Allah'a sığınmak, hadisi şerifفَاسْتَعِذْ بِاللَّهِ إِنَّهُ هُوَ السَّمِيعُ الْبَصِيرُ...
......Festeiz Billâh. (Sen, Allah'a sığın.) İnnehû Hüve's-Semîul Basîr. (Şüphesiz ki O, İşiten'dir ve Gören'dir.) (Mü'min Sûresi, 56)
Allah'ın 99 güzel ismi (Esmâül Hüsnâ)'nden biri olan El-Basîr ism-i şerîfi, her Müslümanın, gencinin-yaşlısının yaşamlarında o kulu hem korkularından ve hem de günah işlemekten koruyan nûrlu bir kalkandır.
El-Basîr, her şeyi gören Allah demektir. Âşikâr (açık) ya da gizli / saklı hiçbir şey, O'ndan uzak değildir. O, her an, her yerde bizleri görür. Her sâniyemizde bizimledir. Bizi kollar, gözetir ve tehlikelerden muhafaza eder. O, Es-Semî'dir. Ağzımızdan çıkan her sözü, hatta kalplerimizde olanı bile duyar, işitir. Dualarımızı, gönlümüzde sakladığımız yakarışlarımızı, açık ya da saklı olan niyazlarımızı... Ve El-Mucîb'dir, dualarımıza karşılık verir. El-Mümin'dir. Kendisine sığınanları kollar, gözetir ve tehlikelerden korur. Kullarının gönüllerinde imanı artırır. El-Vekil'dir. Âcizliğimize, güç yetiremediğimiz sıkıntılarımıza bize o vekil olur. O, tam bir ihlas ve imanla "Hasbînallâhu ve niğmel Vekîl." (Allah, bize yeter ve O, ne güzel bir vekildir!) diyerek kendisine sığınan kullarını her türlü şerden muhafaza eder.

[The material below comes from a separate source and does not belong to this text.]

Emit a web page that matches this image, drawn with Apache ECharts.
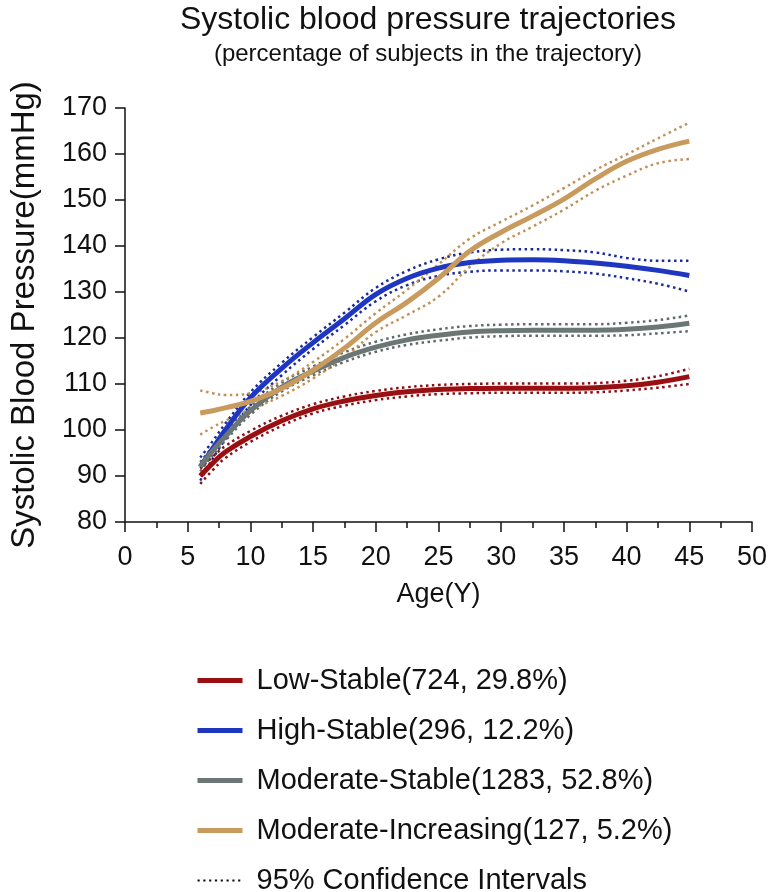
<!DOCTYPE html>
<html>
<head>
<meta charset="utf-8">
<script src="https://cdn.jsdelivr.net/npm/echarts@6/dist/echarts.min.js"></script>
<style>html,body{margin:0;padding:0;background:#fff}#c{width:776px;height:892px}</style>
</head>
<body>
<div id="c"></div>
<script>
var ages = [6, 7, 8, 10, 12.5, 15, 17.5, 20, 22.5, 25, 27.5, 30, 32.5, 35, 37.5, 40, 42.5, 45];

var lowMean  = [90.0, 92.8, 95.2, 98.6, 102.0, 104.6, 106.3, 107.5, 108.3, 108.8, 109.0, 109.1, 109.1, 109.1, 109.2, 109.6, 110.4, 111.6];
var lowUpper = [91.6, 94.2, 96.5, 99.8, 103.1, 105.6, 107.3, 108.5, 109.3, 109.8, 110.0, 110.1, 110.1, 110.1, 110.2, 110.7, 111.7, 113.3];
var lowLower = [88.3, 91.3, 93.9, 97.4, 100.9, 103.6, 105.3, 106.5, 107.3, 107.8, 108.0, 108.1, 108.1, 108.1, 108.2, 108.6, 109.2, 110.0];

var highMean  = [92.0, 96.0, 100.0, 107.0, 113.4, 119.0, 124.2, 129.5, 133.0, 135.2, 136.4, 136.9, 137.0, 136.8, 136.3, 135.6, 134.7, 133.6];
var highUpper = [94.0, 97.6, 101.4, 108.2, 114.6, 120.2, 125.5, 130.9, 134.6, 137.1, 138.6, 139.2, 139.3, 139.1, 138.6, 137.4, 136.8, 136.8];
var highLower = [89.0, 93.8, 98.0, 105.4, 111.9, 117.6, 122.8, 128.0, 131.5, 133.5, 134.4, 134.7, 134.7, 134.5, 134.0, 133.0, 131.8, 130.1];

var modMean  = [92.0, 95.5, 98.6, 104.2, 109.3, 112.8, 115.8, 118.0, 119.6, 120.6, 121.3, 121.6, 121.7, 121.7, 121.7, 121.9, 122.4, 123.2];
var modUpper = [93.0, 96.4, 99.5, 105.1, 110.3, 113.8, 116.9, 119.2, 120.8, 121.9, 122.6, 122.9, 123.0, 123.0, 123.0, 123.3, 123.9, 124.9];
var modLower = [91.0, 94.6, 97.7, 103.3, 108.4, 111.9, 114.8, 117.0, 118.5, 119.4, 120.1, 120.4, 120.5, 120.5, 120.5, 120.6, 121.0, 121.5];

var incMean  = [103.7, 104.2, 104.8, 106.2, 109.0, 113.0, 117.8, 123.3, 127.8, 133.0, 138.9, 143.0, 146.5, 150.2, 154.6, 158.4, 161.0, 162.8];
var incUpper = [108.6, 108.0, 107.6, 108.0, 110.6, 114.8, 119.8, 125.4, 130.5, 136.0, 141.6, 145.3, 148.8, 152.6, 156.5, 159.9, 163.4, 166.8];
var incLower = [99.0, 100.6, 102.0, 104.4, 107.4, 111.2, 115.8, 121.3, 125.0, 129.0, 135.5, 140.6, 144.2, 147.9, 152.0, 155.3, 158.0, 158.9];

var seriesNames = ['Low-Stable(724, 29.8%)', 'High-Stable(296, 12.2%)', 'Moderate-Stable(1283, 52.8%)', 'Moderate-Increasing(127, 5.2%)', '95% Confidence Intervals'];
var xTicks = [0, 5, 10, 15, 20, 25, 30, 35, 40, 45, 50];
var yTicks = [80, 90, 100, 110, 120, 130, 140, 150, 160, 170];

var colors = { low: '#9a0f12', high: '#1f36c0', mod: '#6c7775', inc: '#c99a5e' };
var ciColors = { low: '#8a1016', high: '#1a2a9a', mod: '#5f6a68', inc: '#c0925a' };

function pairs(v) { return ages.map(function (a, i) { return [a, v[i]]; }); }
function meanSeries(name, vals, col) {
  return { name: name, type: 'line', data: pairs(vals), smooth: 0.4, showSymbol: false, symbol: 'none',
    lineStyle: { color: col, width: 5 }, itemStyle: { color: col }, z: 3 };
}
function ciSeries(vals, col) {
  return { type: 'line', data: pairs(vals), smooth: 0.4, showSymbol: false, symbol: 'none', silent: true,
    lineStyle: { color: col, width: 2.5, type: [2.5, 3.5] }, z: 2 };
}

var FONT = 'Liberation Sans';
var legendColors = [colors.low, colors.high, colors.mod, colors.inc];
var legendData = seriesNames.map(function (n, i) {
  if (i < 4) return { name: n, lineStyle: { color: legendColors[i], width: 5, type: 'solid' } };
  return { name: n, lineStyle: { color: '#111', width: 2.2, type: [2.2, 3.6] } };
});

var chart = echarts.init(document.getElementById('c'), null, { renderer: 'canvas' });
chart.setOption({
  backgroundColor: '#fff',
  animation: false,
  title: {
    text: 'Systolic blood pressure trajectories',
    subtext: '(percentage of subjects in the trajectory)',
    left: 428, top: 4, textAlign: 'center', itemGap: 6, padding: 0,
    textStyle: { fontFamily: FONT, fontSize: 32, fontWeight: 'normal', color: '#111' },
    subtextStyle: { fontFamily: FONT, fontSize: 24, color: '#111' }
  },
  legend: {
    orient: 'vertical', left: 195, top: 666, height: 260, padding: 0, itemWidth: 45, itemHeight: 6, itemGap: 21,
    data: legendData,
    itemStyle: { opacity: 0 },
    textStyle: { fontFamily: FONT, fontSize: 29, color: '#111', padding: [0, 0, 0, 9] }
  },
  grid: { left: 122, right: 24, top: 108, bottom: 370 },
  xAxis: {
    type: 'value', min: 0, max: 50, interval: 5,
    name: 'Age(Y)', nameLocation: 'middle', nameGap: 59,
    nameTextStyle: { fontFamily: FONT, fontSize: 27, color: '#111' },
    axisLine: { lineStyle: { color: '#111', width: 1.5 } },
    axisTick: { show: true, length: 10, lineStyle: { color: '#111', width: 1.5 } },
    minorTick: { show: true, splitNumber: 2, length: 6, lineStyle: { color: '#111', width: 1.5 } },
    axisLabel: { fontFamily: FONT, fontSize: 27, color: '#111', margin: 22,
      formatter: function (v) { return xTicks.indexOf(v) >= 0 ? String(v) : ''; } },
    splitLine: { show: false }
  },
  yAxis: {
    type: 'value', min: 80, max: 170, interval: 10,
    name: 'Systolic Blood Pressure(mmHg)', nameLocation: 'middle', nameGap: 84, nameRotate: 90,
    nameTextStyle: { fontFamily: FONT, fontSize: 33, color: '#111' },
    axisLine: { show: true, lineStyle: { color: '#111', width: 1.5 } },
    axisTick: { show: true, length: 10, lineStyle: { color: '#111', width: 1.5 } },
    axisLabel: { fontFamily: FONT, fontSize: 27, color: '#111', margin: 18,
      formatter: function (v) { return yTicks.indexOf(v) >= 0 ? String(v) : ''; } },
    splitLine: { show: false }
  },
  series: [
    ciSeries(highUpper, ciColors.high), ciSeries(highLower, ciColors.high),
    ciSeries(modUpper, ciColors.mod), ciSeries(modLower, ciColors.mod),
    ciSeries(incUpper, ciColors.inc), ciSeries(incLower, ciColors.inc),
    ciSeries(lowUpper, ciColors.low), ciSeries(lowLower, ciColors.low),
    meanSeries(seriesNames[1], highMean, colors.high),
    meanSeries(seriesNames[2], modMean, colors.mod),
    meanSeries(seriesNames[3], incMean, colors.inc),
    meanSeries(seriesNames[0], lowMean, colors.low),
    { name: seriesNames[4], type: 'line', data: [], symbol: 'none',
      lineStyle: { color: '#111', width: 2.2, type: [2.2, 3.6] }, itemStyle: { color: '#111' } }
  ]
});
</script>
</body>
</html>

El-Basîr, iffetli ve temiz olmayı, gaflet içinde bulunmamayı gerektirir. Çünkü siz, nerde olursanız olun, O, sizi görür. O'nun bizi gördüğünden gaflet içinde olmak, korku ve günahı doğurur.  Şöyle ki;
Eğer bir kul, Allah'ı yeterince tanımıyorsa ve Allah'ı tanıdığı gibi hayatını öyle yaşamıyorsa, gaflet içinde yaşıyor demektir. Gaflet, El-Basîr olan Allah'ın kendisini HER ANINDA gördüğünün farkında olamadığımız AN'lardır. Günümüzün 24 saatinde O'NUN BİZİ GÖRDÜĞÜNÜ unuttuğumuz her an, gaflet ânıdır ve bu anlar 24 saatin içinde ne kadar yer kaplıyorsa, Allah'ın bizi gördüğü, kolladığı BİLİNCİNDEN ve bu bilincin getirdiği RAHMET, HUZUR, NUR ve KORUMADAN ne kadar uzaklaşıyorsak, benliğin (nefsin) ve (kovulmuş olan) Şeytan'ın bizi ele geçirmeye, bizi günaha sürüklemeye müsait olduğu anlar, yaşamımızda o denli artıyor demektir. Çünkü Şeytan, Allah'ın huzurundan Hz. Adem'e secde etmediği için kovulmuş, ve Hz. Ademoğullarına (yani insana) düşman olmuştur. O'nun tek istediği, sizi de kendi gibi Allah'ın rahmetinden nasipsiz bırakmak, sizi de Hesap Günü'nde SONSUZ YAŞAM'dan, Allah'ın vaad ettiği Cennet'ten UZAK KALABİLMENİZ için AHRET DÜNYANIZI HEBA ETMEYE, SİZİ SIRAT-İ MÜSTAKİM'DEN AYRILMAYA, ARZU VE HEVESLERİN PEŞİNDEN GİTMEYE ÇAĞIRMAKTIR. Sizin Allah'ın sizi gördüğünden gaflet içinde olduğunuz, yani her anınızda, her saniyenizde Allah'ın sizi gördüğünü unuttuğunuz en küçük bir an dilimi, Şeytan'ın sizi tuzağına çekebilmesi için ona tanıdığımız fırsattır. Her an Allah'ın kendini gördüğünün bilincinde olan bir kul, hiç günah işleyebilir mi? Her saniyesinde, her deminde Allah'ın huzurunda olan, kendisine verilen bu geçici yaşamın sadece AHİRET DÜNYASI İÇİN bir imtihan anı olduğunun idrâkinde olan DÜŞÜNEN BİR KUL, Allah'ın karşısında, Allah'ın kendisini gördüğünü bile bile GÜNAHA YAKLAŞABİLİR Mİ? Demek ki günahın nedeni, Allah'ın kendisini her an gördüğünden gaflet içinde olmak, yani Allah'ı unutmakmış.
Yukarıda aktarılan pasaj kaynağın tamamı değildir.